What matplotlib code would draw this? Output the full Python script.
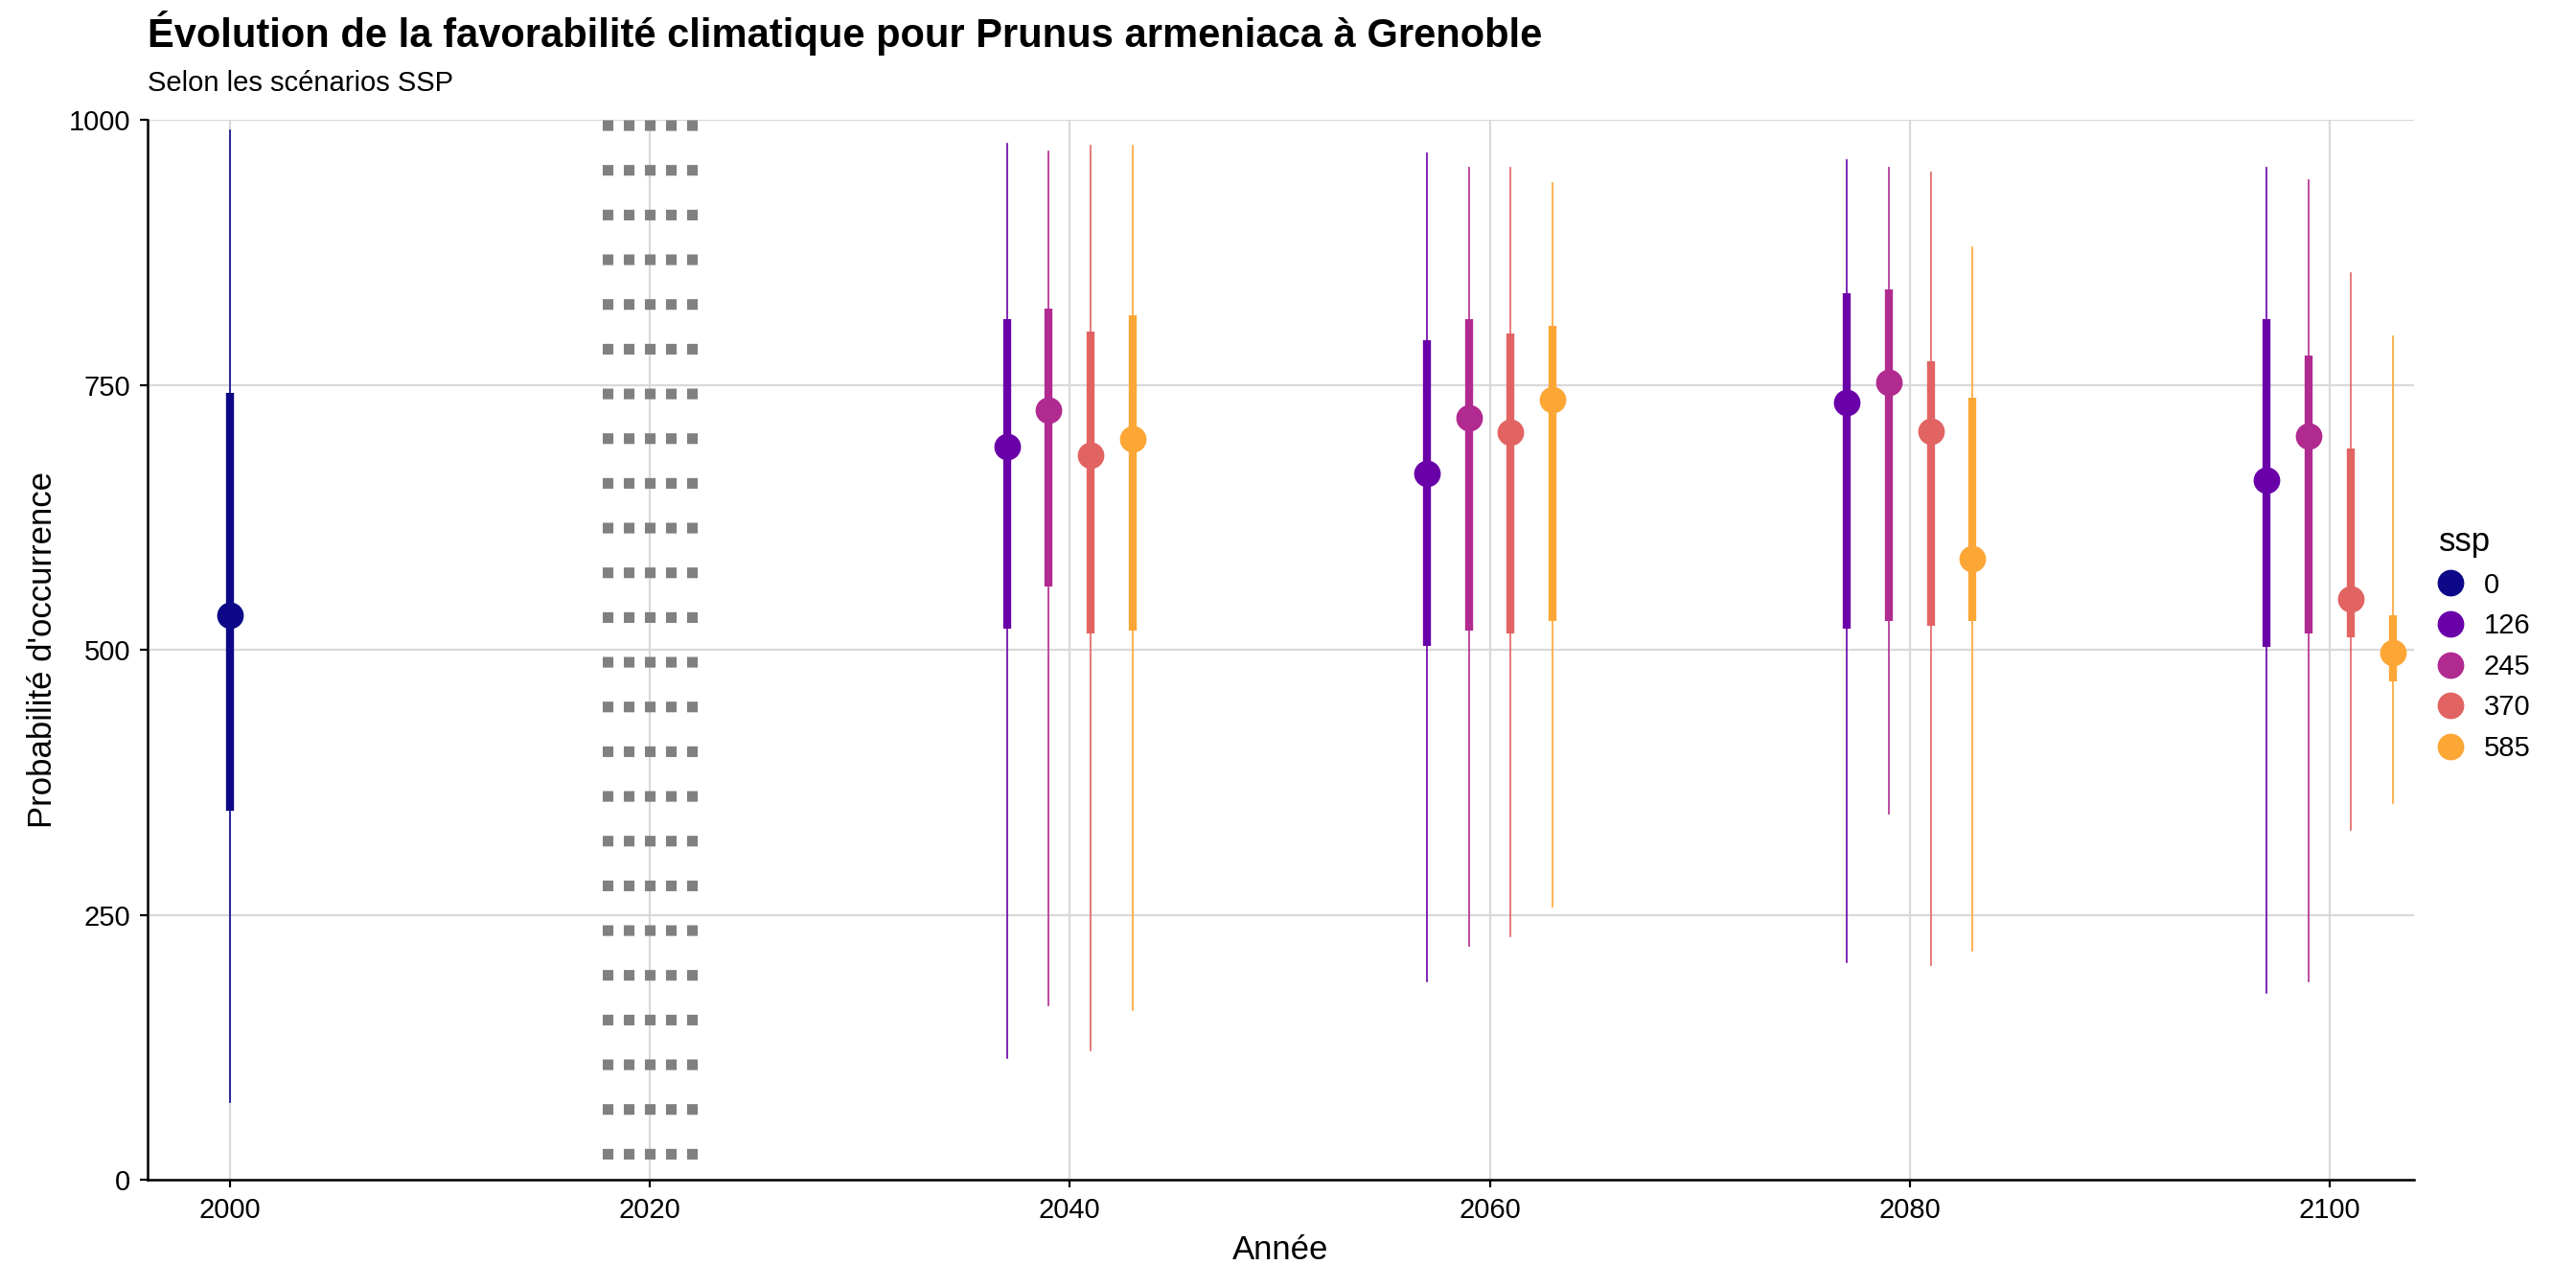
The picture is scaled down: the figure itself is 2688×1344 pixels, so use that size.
import matplotlib
matplotlib.use("Agg")
import matplotlib.pyplot as plt
from matplotlib.lines import Line2D

plt.rcParams["font.family"] = "Liberation Sans"

ssps = ["0", "126", "245", "370", "585"]
colors = ["#0D0887", "#6A00A8", "#B12A90", "#E16462", "#FCA636"]
offsets = [0, -3, -1, 1, 3]
years_hist = [2000]
years_fut = [2040, 2060, 2080, 2100]
# per ssp: lists of (median, q25, q75, min, max) per year
hist = {"0": [(533, 348, 742, 73, 990)]}
fut = {
    "126": [(692, 520, 812, 115, 977), (666, 504, 792, 187, 968), (733, 520, 836, 205, 962), (660, 503, 812, 176, 955)],
    "245": [(726, 560, 822, 165, 970), (719, 518, 812, 221, 955), (752, 527, 840, 345, 955), (702, 515, 778, 187, 943)],
    "370": [(684, 515, 800, 122, 976), (705, 515, 798, 230, 955), (706, 523, 772, 203, 950), (548, 512, 690, 330, 855)],
    "585": [(699, 518, 816, 160, 976), (736, 527, 806, 258, 940), (586, 527, 738, 216, 880), (497, 470, 533, 355, 796)],
}
dotted_years = [2018, 2019, 2020, 2021, 2022]

fig = plt.figure(figsize=(13.44, 6.72), dpi=200)
ax = fig.add_axes([0.0574, 0.084, 0.8796, 0.823])
ax.set_xlim(1996.1, 2104)
ax.set_ylim(0, 1000)
for v in [0, 250, 500, 750, 1000]:
    ax.axhline(v, color="#D9D9D9", lw=0.8, zorder=0)
for v in [2000, 2020, 2040, 2060, 2080, 2100]:
    ax.axvline(v, color="#D9D9D9", lw=0.8, zorder=0)
for y in dotted_years:
    ax.plot([y, y], [1000, 0], color="#808080", lw=4, linestyle=(0, (1, 3.2)),
            solid_capstyle="butt", dash_capstyle="butt", zorder=1, clip_on=False)

def draw(x, vals, c):
    med, q1, q3, lo, hi = vals
    ax.plot([x, x], [lo, hi], color=c, lw=0.6, zorder=2)
    ax.plot([x, x], [q1, q3], color=c, lw=3, zorder=3, solid_capstyle="butt")
    ax.plot([x], [med], "o", color=c, ms=9, zorder=4)

for s, c, o in zip(ssps, colors, offsets):
    if s in hist:
        for yr, v in zip(years_hist, hist[s]):
            draw(yr + o, v, c)
    if s in fut:
        for yr, v in zip(years_fut, fut[s]):
            draw(yr + o, v, c)

for sp in ["top", "right"]:
    ax.spines[sp].set_visible(False)
ax.spines["left"].set_linewidth(0.9)
ax.spines["bottom"].set_linewidth(0.9)
ax.set_xticks([2000, 2020, 2040, 2060, 2080, 2100])
ax.set_yticks([0, 250, 500, 750, 1000])
ax.tick_params(labelsize=10.5, length=3, width=0.8, colors="black")
ax.set_xlabel("Année", fontsize=12.5)
ax.set_ylabel("Probabilité d'occurrence", fontsize=12.5)
fig.text(0.0574, 0.957, "Évolution de la favorabilité climatique pour Prunus armeniaca à Grenoble",
         fontsize=15, fontweight="bold", va="bottom")
fig.text(0.0574, 0.925, "Selon les scénarios SSP", fontsize=10.5, va="bottom")

handles = [Line2D([0], [0], marker="o", color=c, lw=0, ms=9) for c in colors]
leg = fig.legend(handles, ssps, title="ssp", loc="center left", bbox_to_anchor=(0.937, 0.5),
                 frameon=False, fontsize=10.5, title_fontsize=12.5, handlelength=0.8, alignment="left")
fig.savefig("out.png", dpi=200)
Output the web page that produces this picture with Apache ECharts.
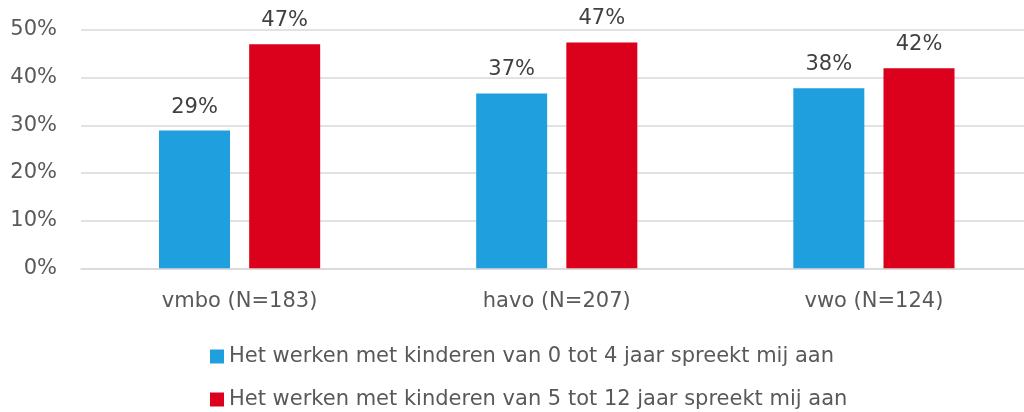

▸ **Task brief**: Output all of the records exactly as they appear above, but not the pictures.

▸ **Task result**:
What matplotlib code would draw this? Output the full Python script.
The picture is scaled down: the figure itself is 2688×1344 pixels, so use that size.
import matplotlib
matplotlib.use("Agg")
import matplotlib.pyplot as plt
from matplotlib.lines import Line2D

plt.rcParams["font.family"] = "Liberation Sans"

ssps = ["0", "126", "245", "370", "585"]
colors = ["#0D0887", "#6A00A8", "#B12A90", "#E16462", "#FCA636"]
offsets = [0, -3, -1, 1, 3]
years_hist = [2000]
years_fut = [2040, 2060, 2080, 2100]
# per ssp: lists of (median, q25, q75, min, max) per year
hist = {"0": [(533, 348, 742, 73, 990)]}
fut = {
    "126": [(692, 520, 812, 115, 977), (666, 504, 792, 187, 968), (733, 520, 836, 205, 962), (660, 503, 812, 176, 955)],
    "245": [(726, 560, 822, 165, 970), (719, 518, 812, 221, 955), (752, 527, 840, 345, 955), (702, 515, 778, 187, 943)],
    "370": [(684, 515, 800, 122, 976), (705, 515, 798, 230, 955), (706, 523, 772, 203, 950), (548, 512, 690, 330, 855)],
    "585": [(699, 518, 816, 160, 976), (736, 527, 806, 258, 940), (586, 527, 738, 216, 880), (497, 470, 533, 355, 796)],
}
dotted_years = [2018, 2019, 2020, 2021, 2022]

fig = plt.figure(figsize=(13.44, 6.72), dpi=200)
ax = fig.add_axes([0.0574, 0.084, 0.8796, 0.823])
ax.set_xlim(1996.1, 2104)
ax.set_ylim(0, 1000)
for v in [0, 250, 500, 750, 1000]:
    ax.axhline(v, color="#D9D9D9", lw=0.8, zorder=0)
for v in [2000, 2020, 2040, 2060, 2080, 2100]:
    ax.axvline(v, color="#D9D9D9", lw=0.8, zorder=0)
for y in dotted_years:
    ax.plot([y, y], [1000, 0], color="#808080", lw=4, linestyle=(0, (1, 3.2)),
            solid_capstyle="butt", dash_capstyle="butt", zorder=1, clip_on=False)

def draw(x, vals, c):
    med, q1, q3, lo, hi = vals
    ax.plot([x, x], [lo, hi], color=c, lw=0.6, zorder=2)
    ax.plot([x, x], [q1, q3], color=c, lw=3, zorder=3, solid_capstyle="butt")
    ax.plot([x], [med], "o", color=c, ms=9, zorder=4)

for s, c, o in zip(ssps, colors, offsets):
    if s in hist:
        for yr, v in zip(years_hist, hist[s]):
            draw(yr + o, v, c)
    if s in fut:
        for yr, v in zip(years_fut, fut[s]):
            draw(yr + o, v, c)

for sp in ["top", "right"]:
    ax.spines[sp].set_visible(False)
ax.spines["left"].set_linewidth(0.9)
ax.spines["bottom"].set_linewidth(0.9)
ax.set_xticks([2000, 2020, 2040, 2060, 2080, 2100])
ax.set_yticks([0, 250, 500, 750, 1000])
ax.tick_params(labelsize=10.5, length=3, width=0.8, colors="black")
ax.set_xlabel("Année", fontsize=12.5)
ax.set_ylabel("Probabilité d'occurrence", fontsize=12.5)
fig.text(0.0574, 0.957, "Évolution de la favorabilité climatique pour Prunus armeniaca à Grenoble",
         fontsize=15, fontweight="bold", va="bottom")
fig.text(0.0574, 0.925, "Selon les scénarios SSP", fontsize=10.5, va="bottom")

handles = [Line2D([0], [0], marker="o", color=c, lw=0, ms=9) for c in colors]
leg = fig.legend(handles, ssps, title="ssp", loc="center left", bbox_to_anchor=(0.937, 0.5),
                 frameon=False, fontsize=10.5, title_fontsize=12.5, handlelength=0.8, alignment="left")
fig.savefig("out.png", dpi=200)
Output the web page that produces this picture with Apache ECharts.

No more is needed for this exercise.